MONA LISA'S JEWISH MOTHER: "After all that money your father and I spent on braces, that's the biggest smile you can give us?"
COLUMBUS' JEWISH MOTHER: "I don't care what you've discovered, you still could have written!"
MICHELANGELO'S JEWISH MOTHER: "Can't you paint on walls like other children? Do you have any idea how hard it is to get that junk off the ceiling?"
NAPOLEON'S JEWISH MOTHER: "All right, if you aren't hiding your report card inside your jacket, take your hand out of there and show me."
ABRAHAM LINCOLN'S JEWISH MOTHER: "Again with the hat? Can't you just wear a baseball cap like the other kids?"
GEORGE WASHINGTON'S JEWISH MOTHER: "The next time I catch you throwing money across the Potomac, you can kiss your allowance good-bye!"
THOMAS EDISON'S JEWISH MOTHER: "Of course I'm proud that you invented the electric light bulb. Now turn it off and get to bed!"
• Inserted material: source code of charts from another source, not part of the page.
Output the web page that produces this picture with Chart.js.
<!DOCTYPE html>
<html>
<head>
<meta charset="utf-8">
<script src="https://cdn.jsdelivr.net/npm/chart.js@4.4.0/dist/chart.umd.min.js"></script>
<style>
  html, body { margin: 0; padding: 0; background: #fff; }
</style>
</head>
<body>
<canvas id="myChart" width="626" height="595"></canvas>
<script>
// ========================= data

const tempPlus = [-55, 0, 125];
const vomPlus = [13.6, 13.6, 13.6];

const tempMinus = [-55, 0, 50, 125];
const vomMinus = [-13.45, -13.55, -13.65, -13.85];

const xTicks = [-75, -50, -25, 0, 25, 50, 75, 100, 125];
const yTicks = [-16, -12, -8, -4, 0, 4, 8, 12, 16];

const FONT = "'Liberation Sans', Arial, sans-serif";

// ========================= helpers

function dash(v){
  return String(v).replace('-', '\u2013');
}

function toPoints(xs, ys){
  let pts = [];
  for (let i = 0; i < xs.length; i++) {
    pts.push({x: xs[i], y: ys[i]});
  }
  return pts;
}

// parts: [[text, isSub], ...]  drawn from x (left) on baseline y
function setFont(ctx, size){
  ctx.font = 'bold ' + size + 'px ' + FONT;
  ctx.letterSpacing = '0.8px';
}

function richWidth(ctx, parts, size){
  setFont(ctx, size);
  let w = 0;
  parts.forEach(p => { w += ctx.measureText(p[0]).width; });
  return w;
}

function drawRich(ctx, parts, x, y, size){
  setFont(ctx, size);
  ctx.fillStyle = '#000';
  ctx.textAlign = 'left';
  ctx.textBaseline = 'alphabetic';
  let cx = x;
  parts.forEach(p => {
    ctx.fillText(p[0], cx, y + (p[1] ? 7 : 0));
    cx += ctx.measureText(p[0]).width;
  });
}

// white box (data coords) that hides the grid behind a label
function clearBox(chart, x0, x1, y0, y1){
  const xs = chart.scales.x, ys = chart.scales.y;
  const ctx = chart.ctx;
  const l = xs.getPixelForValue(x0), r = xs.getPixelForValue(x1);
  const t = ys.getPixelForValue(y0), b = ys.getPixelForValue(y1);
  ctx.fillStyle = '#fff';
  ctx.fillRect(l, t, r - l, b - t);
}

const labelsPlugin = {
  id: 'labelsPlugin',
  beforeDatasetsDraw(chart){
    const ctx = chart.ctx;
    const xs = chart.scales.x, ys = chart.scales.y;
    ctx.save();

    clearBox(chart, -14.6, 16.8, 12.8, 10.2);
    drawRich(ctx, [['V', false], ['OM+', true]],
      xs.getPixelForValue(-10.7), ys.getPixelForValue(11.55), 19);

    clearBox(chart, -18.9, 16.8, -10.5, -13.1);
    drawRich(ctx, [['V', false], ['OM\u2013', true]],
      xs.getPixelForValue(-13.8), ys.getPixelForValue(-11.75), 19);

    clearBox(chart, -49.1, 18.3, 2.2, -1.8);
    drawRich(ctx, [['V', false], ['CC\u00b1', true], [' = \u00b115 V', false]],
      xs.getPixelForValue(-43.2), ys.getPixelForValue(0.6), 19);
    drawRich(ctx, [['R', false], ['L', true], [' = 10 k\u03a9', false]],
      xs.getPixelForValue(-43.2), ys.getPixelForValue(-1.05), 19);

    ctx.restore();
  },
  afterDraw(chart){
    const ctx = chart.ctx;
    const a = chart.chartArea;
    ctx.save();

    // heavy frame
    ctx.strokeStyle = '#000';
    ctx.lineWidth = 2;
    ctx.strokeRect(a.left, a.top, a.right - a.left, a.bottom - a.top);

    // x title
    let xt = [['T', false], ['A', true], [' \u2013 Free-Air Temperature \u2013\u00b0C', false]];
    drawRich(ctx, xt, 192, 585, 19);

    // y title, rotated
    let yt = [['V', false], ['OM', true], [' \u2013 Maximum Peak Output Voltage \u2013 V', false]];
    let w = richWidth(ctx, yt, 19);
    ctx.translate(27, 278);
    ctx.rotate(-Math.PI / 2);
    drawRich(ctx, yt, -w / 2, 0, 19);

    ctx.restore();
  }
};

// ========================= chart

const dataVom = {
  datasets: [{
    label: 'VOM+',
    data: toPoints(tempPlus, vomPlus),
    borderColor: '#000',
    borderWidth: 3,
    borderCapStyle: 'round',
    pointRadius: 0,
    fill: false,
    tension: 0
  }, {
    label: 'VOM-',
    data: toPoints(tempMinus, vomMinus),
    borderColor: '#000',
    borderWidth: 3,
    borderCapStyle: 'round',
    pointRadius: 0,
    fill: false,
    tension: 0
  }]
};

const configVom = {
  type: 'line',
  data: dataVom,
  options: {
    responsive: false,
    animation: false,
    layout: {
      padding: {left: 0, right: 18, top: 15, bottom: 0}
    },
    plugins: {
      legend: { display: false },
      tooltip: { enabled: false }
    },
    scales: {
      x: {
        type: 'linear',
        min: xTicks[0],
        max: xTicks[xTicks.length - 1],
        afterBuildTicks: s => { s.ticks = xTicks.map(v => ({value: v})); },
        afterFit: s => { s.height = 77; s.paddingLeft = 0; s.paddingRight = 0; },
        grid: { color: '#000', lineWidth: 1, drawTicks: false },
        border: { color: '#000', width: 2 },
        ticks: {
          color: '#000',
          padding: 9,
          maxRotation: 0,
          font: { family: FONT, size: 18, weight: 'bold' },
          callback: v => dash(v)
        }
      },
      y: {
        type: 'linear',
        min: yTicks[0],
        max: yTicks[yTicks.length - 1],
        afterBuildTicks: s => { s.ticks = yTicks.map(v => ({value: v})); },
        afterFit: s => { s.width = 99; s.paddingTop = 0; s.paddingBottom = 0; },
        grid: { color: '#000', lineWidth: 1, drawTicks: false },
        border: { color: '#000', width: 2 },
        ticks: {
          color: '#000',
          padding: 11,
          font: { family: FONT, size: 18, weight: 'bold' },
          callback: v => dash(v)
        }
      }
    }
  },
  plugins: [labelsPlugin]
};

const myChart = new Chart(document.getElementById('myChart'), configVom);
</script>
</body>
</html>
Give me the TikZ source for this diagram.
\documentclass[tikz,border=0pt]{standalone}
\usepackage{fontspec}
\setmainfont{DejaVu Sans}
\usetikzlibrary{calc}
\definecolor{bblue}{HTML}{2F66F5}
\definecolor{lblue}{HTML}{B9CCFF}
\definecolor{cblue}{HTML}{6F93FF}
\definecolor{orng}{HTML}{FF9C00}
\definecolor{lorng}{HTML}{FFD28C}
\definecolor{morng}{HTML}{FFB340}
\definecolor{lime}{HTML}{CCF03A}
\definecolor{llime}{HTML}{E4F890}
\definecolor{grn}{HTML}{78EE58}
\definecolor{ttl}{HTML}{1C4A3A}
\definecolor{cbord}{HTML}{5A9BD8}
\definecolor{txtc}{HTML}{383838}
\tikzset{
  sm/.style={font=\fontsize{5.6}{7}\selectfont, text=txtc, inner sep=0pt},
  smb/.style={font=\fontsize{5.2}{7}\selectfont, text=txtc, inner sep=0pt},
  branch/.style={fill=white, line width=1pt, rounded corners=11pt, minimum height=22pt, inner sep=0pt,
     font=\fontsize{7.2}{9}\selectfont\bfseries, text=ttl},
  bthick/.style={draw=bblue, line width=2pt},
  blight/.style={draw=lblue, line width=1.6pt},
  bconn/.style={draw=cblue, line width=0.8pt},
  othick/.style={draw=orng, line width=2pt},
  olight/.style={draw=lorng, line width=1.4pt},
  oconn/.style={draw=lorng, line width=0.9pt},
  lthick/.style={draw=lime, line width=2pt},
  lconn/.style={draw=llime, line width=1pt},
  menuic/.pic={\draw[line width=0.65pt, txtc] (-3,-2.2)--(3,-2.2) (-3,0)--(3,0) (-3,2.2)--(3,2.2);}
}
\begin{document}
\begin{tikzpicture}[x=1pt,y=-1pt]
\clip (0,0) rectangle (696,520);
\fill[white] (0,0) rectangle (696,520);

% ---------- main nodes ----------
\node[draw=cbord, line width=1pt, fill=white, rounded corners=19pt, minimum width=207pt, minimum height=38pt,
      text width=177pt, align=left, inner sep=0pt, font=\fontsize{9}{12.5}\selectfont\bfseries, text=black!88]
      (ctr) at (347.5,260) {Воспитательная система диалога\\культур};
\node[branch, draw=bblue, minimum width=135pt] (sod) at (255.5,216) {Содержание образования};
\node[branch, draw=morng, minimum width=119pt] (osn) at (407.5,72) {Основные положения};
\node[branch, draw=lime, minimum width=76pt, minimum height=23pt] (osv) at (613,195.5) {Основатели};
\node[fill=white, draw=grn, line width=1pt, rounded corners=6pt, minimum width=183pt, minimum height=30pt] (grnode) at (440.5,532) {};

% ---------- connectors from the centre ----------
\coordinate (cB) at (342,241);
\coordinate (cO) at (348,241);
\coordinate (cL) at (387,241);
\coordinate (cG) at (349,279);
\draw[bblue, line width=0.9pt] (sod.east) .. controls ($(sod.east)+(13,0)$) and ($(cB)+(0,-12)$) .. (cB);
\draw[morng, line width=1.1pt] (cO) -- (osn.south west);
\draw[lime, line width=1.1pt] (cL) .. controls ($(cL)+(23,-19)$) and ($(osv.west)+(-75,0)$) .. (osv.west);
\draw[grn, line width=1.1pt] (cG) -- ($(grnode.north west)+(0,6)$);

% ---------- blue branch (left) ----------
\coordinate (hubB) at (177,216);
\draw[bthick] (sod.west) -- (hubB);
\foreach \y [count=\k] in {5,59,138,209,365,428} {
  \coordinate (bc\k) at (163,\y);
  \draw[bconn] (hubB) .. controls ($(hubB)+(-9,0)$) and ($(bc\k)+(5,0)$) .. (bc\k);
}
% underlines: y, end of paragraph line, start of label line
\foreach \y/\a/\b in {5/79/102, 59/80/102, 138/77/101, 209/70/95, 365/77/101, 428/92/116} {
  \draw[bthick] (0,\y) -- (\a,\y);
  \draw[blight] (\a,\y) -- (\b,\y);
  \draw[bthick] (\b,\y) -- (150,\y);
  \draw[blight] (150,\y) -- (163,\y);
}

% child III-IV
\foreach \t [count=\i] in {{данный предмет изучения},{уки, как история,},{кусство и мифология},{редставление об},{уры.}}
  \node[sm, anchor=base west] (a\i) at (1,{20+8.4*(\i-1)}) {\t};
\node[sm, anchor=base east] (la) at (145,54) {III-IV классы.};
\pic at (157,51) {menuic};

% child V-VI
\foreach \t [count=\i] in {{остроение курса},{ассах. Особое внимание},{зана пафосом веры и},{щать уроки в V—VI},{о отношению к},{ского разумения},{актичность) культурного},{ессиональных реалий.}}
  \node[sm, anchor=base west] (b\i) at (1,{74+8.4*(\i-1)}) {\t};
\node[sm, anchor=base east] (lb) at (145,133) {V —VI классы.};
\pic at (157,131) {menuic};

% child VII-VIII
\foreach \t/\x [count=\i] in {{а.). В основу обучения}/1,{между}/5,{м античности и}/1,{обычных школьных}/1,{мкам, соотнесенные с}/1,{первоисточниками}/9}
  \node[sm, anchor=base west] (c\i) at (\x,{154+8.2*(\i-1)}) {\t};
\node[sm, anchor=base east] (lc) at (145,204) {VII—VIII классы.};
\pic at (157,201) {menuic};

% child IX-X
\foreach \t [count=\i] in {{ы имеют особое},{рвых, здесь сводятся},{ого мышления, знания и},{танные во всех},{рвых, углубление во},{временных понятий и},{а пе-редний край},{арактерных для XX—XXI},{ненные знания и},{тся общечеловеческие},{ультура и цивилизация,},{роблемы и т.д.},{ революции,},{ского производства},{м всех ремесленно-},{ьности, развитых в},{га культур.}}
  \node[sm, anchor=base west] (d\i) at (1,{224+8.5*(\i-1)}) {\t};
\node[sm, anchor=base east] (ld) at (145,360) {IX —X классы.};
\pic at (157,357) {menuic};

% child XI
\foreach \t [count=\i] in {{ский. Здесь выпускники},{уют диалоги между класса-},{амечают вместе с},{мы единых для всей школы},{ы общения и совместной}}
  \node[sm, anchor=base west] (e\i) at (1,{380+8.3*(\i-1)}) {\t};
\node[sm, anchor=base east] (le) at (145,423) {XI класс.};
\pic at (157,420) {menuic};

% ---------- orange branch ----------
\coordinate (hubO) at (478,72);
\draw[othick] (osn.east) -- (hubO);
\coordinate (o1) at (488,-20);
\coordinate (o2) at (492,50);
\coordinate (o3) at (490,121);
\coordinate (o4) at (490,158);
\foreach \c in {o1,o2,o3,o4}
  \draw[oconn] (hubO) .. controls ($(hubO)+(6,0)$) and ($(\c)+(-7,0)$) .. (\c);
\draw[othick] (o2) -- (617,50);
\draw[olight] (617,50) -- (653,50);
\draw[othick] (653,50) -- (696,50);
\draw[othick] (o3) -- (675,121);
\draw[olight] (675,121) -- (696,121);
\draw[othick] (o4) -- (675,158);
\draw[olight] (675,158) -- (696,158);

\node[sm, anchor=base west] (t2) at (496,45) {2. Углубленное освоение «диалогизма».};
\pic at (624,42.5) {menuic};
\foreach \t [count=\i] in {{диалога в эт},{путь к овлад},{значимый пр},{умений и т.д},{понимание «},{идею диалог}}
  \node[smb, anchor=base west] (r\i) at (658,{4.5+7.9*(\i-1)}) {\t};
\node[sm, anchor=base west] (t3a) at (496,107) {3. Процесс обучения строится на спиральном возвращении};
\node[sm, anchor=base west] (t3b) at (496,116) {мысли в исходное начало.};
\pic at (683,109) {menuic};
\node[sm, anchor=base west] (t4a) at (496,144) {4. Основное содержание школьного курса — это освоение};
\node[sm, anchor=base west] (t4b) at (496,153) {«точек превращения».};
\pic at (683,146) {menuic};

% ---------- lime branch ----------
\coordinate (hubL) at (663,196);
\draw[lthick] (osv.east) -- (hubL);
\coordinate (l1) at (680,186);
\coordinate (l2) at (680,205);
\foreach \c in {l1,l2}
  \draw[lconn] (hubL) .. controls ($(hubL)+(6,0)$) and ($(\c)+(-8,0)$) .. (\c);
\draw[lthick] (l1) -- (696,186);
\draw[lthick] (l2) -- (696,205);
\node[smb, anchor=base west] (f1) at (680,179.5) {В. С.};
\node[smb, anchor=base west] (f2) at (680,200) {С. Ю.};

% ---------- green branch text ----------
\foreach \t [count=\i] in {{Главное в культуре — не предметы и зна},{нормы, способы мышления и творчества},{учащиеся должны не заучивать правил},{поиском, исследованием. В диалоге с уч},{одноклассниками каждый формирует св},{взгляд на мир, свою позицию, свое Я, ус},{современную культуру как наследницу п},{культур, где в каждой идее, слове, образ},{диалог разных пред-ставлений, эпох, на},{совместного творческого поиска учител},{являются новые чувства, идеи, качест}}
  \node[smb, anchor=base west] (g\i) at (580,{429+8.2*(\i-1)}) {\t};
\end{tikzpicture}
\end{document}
PAUL REVERE'S JEWISH MOTHER: "I don't care where you think you have to go, young man, midnight is past your curfew."
And, of course, these two, who really did have Jewish mothers:
ALBERT EINSTEIN'S JEWISH MOTHER: "But it's your senior picture. Couldn't you do something about your hair?"
MOSES' JEWISH MOTHER: "That's a nice story. Now tell me where you've really been for the last forty years."